L'émergence des Chinois

Toutes ces restructurations sont aussi intimement liées à l'émergence des équipementiers chinois Huawei et ZTE. Aujourd'hui, avec des tarifs agressifs et des résultats insolents en comparaison avec les autres acteurs, ils se sont hissés dans les cinq premiers équipementiers mondiaux, demeurant pour l'heure encore derrière les trois géants occidentaux.

Face à cette concurrence montant en puissance, les grands équipementiers occidentaux ont donc été acculés à ces restructurations : ils ont cherché à étendre leur réseau et leur portefeuille de clients pour réaliser des économies d'échelle.

Un nouveau rapprochement entre géants demanderait aujourd'hui de mettre sur la table un montant presque prohibitif.
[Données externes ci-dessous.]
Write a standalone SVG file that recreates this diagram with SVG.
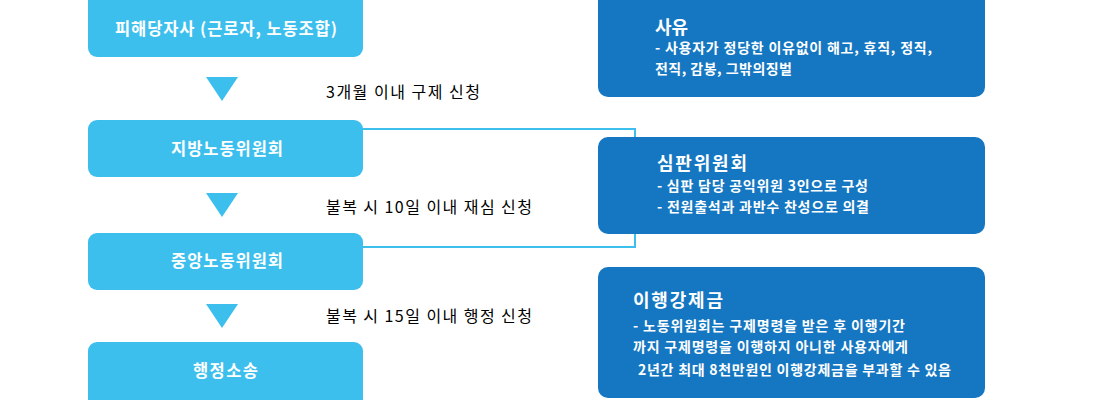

Le mouvement de concentration devrait donc s'arrêter.

En revanche, ces repositionnements continuent d'avoir de nombreux impacts, même en France et dans les SSII, comme le remarquait Stanislas de Bentzmann co-président du directoire de Devoteam (lire notre entretien) : "Dans les télécoms, les grands équipementiers ont souffert face aux équipementiers informatiques et l'émergence des chinois Huawei et ZTE. Face à cette nouvelle concurrence, ces acteurs qui sont aussi de grands clients ont délocalisé massivement, ce qui nous a fait du tort."